Waiting for permission is the trap. Informing is the move. Manifestors don't need to wait for invitations or respond to what shows up — they create. The strategy exists so that what they create isn't constantly being undermined by other people's fear of being left out.
The Projectors: Wait to Be Seen
Projectors are the guides and advisors of the Human Design system, and they make some of the best strategic decisions a workplace will ever see. But only when they are invited. Without recognition, their wisdom often goes unheard, and that is where bitterness begins.
Career wisdom for Projectors: stop offering your brilliance into rooms that haven't asked for it. Stop trying to convince people to let you lead. Instead, focus on doing work that is so recognizable — through your gifts, your presence, your insights — that invitations arrive naturally. A Projector's best career moves come through being seen, not through self-promotion.
When an invitation comes, the Projector's job is to check it against their authority — emotional, splenic, ego, self-projected, or outer-authority depending on the design. Not every invitation is right. But the right ones come to people who have built something worth being invited to, and who have the patience to wait for them.
The Reflectors: A Full Moon's Time
Reflectors are the rarest type, and their decision-making strategy is also the most unhurried. They are advised to take a full lunar cycle — about 28 days — to consider major decisions. This is not because they are slow. It is because they are designed to reflect the health of the environments they move through, and that reflection takes time to clarify.
A Reflector considering a job offer might wait. They might sit with the idea through four distinct emotional seasons, noticing how the people around them respond to the possibility in each one. By the time the moon returns to the same phase, what felt like a great opportunity may have revealed itself as the wrong environment — and what seemed uncertain may have become obviously correct.
Reflector career decisions are best made in community, with input from people who love them. The lunar cycle is the workspace. The wisdom arrives in the waiting.

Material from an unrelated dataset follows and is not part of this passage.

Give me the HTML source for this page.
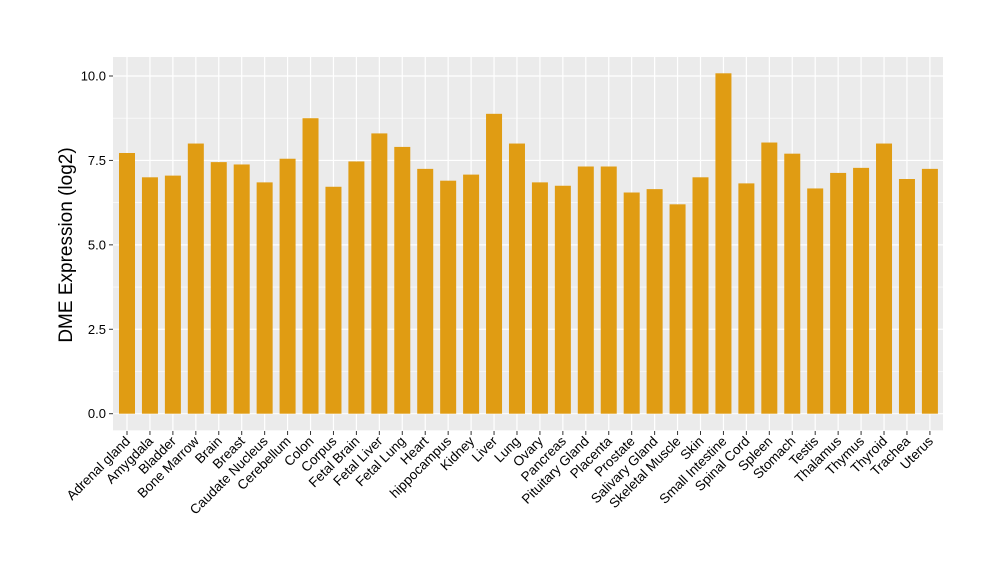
<!DOCTYPE html>
<html><head><meta charset="utf-8"><style>body{margin:0;background:#fff}</style></head><body>
<svg width="1000" height="580" xmlns="http://www.w3.org/2000/svg" font-family="Liberation Sans, sans-serif">
<rect width="1000" height="580" fill="#fff"/>
<rect x="113" y="57" width="830" height="374" fill="#ebebeb"/>
<g id="g"></g>
<text x="0" y="0" transform="translate(72,245) rotate(-90)" text-anchor="middle" font-size="19" fill="#000">DME Expression (log2)</text>
</svg>
<script>
const vals=[["Adrenal gland",7.72],["Amygdala",7.0],["Bladder",7.05],["Bone Marrow",8.0],["Brain",7.45],["Breast",7.38],["Caudate Nucleus",6.85],["Cerebellum",7.55],["Colon",8.75],["Corpus",6.72],["Fetal Brain",7.47],["Fetal Liver",8.3],["Fetal Lung",7.9],["Heart",7.25],["hippocampus",6.9],["Kidney",7.08],["Liver",8.88],["Lung",8.0],["Ovary",6.85],["Pancreas",6.75],["Pituitary Gland",7.32],["Placenta",7.32],["Prostate",6.55],["Salivary Gland",6.65],["Skeletal Muscle",6.2],["Skin",7.0],["Small Intestine",10.08],["Spinal Cord",6.82],["Spleen",8.03],["Stomach",7.7],["Testis",6.67],["Thalamus",7.13],["Thymus",7.28],["Thyroid",8.0],["Trachea",6.95],["Uterus",7.25]];
const y0=413.7,k=33.77,x0=127,dx=22.94;let s="";
for(let v=0;v<=10.5;v+=1.25){const y=y0-v*k;s+=`<line x1="113" x2="943" y1="${y}" y2="${y}" stroke="#fff" stroke-width="${(v%2.5)?0.6:1.2}"/>`;}
s+=`<line x1="113" x2="943" y1="${y0+16.9}" y2="${y0+16.9}" stroke="#fff" stroke-width="0.6"/>`;
vals.forEach((d,i)=>{const x=x0+i*dx;s+=`<line x1="${x}" x2="${x}" y1="57" y2="431" stroke="#fff" stroke-width="1.2"/>`;});
vals.forEach((d,i)=>{const x=x0+i*dx,h=d[1]*k;s+=`<rect x="${x-8}" y="${y0-h}" width="16" height="${h}" fill="#e09c13"/>`;
s+=`<line x1="${x}" x2="${x}" y1="431" y2="435" stroke="#333"/>`;
s+=`<text transform="translate(${x+4},${442}) rotate(-45)" text-anchor="end" font-size="13.5" fill="#000">${d[0]}</text>`;});
[0,2.5,5,7.5,10].forEach(v=>{const y=y0-v*k;s+=`<line x1="109" x2="113" y1="${y}" y2="${y}" stroke="#333"/><text x="106" y="${y+4.5}" text-anchor="end" font-size="13" fill="#000">${v.toFixed(1)}</text>`;});
document.getElementById("g").innerHTML=s;
</script>
</body></html>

The Real Lesson: Waiting Is a Strategy, Not a Stall
None of the four strategies are about doing nothing. Generators respond with the sacral. Manifestors inform and initiate. Projectors wait to be recognized and then lead. Reflectors wait for the moon. Each requires a different kind of presence, and each produces decisions that the mind alone cannot make.
Career anxiety comes from trying to think your way into certainty. The four strategies offer another path — one that uses the body, the timing, the environment, and the invitation. The waiting is not empty. It is how you find out whether something is truly yours.
When you cooperate with your design, the right opportunities stop feeling like fights to win. They feel like doors that were already opening.